A hybrid monte carlo method for accurate and efficient subsurface scattering

Subsurface scattering is a fundamental aspect of surface appearance responsible for the characteristic look of many materials. Monte Carlo path tracing techniques can be employed with high accuracy to simulate the scattering of light inside a translucent object, albeit at the cost of long computation times. In a seminal work, Jensen et al. [JMLH01] presented a more efficient technique to simulate subsurface scattering that, while producing accurate results for translucent, optically-thick, materials, exhibits artifacts for semi-transparent, optically-thin, ones, especially in regions of high-curvature. This paper presents a hybrid Monte Carlo technique capable of simulating a wide range of materials exhibiting subsurface scattering, from translucent to semi-transparent ones, with an accuracy comparable to Monte Carlo techniques but at a much lower computational cost.

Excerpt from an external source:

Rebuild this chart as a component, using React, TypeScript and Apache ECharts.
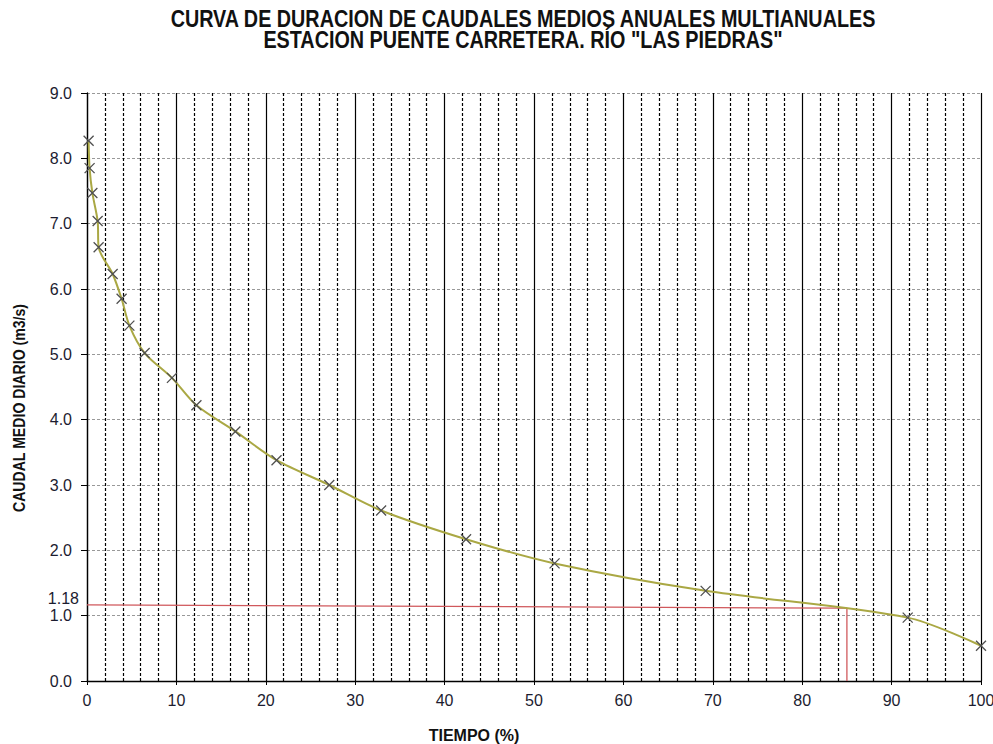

Our approach utilizes a Monte Carlo path tracing approach for the first several scattering events, in order to estimate the directional-diffuse component of subsurface scattering, and switches to a dipole diffusion approximation only when the path penetrates deeply enough into the surface. By combining the accuracy of Monte Carlo integration with the efficiency of the dipole diffusion approximation, our hybrid method produces results as accurate as full Monte Carlo simulations at a speed comparable to the Jensen et al. approximation, thus extending its usefulness to a much wider range of materials.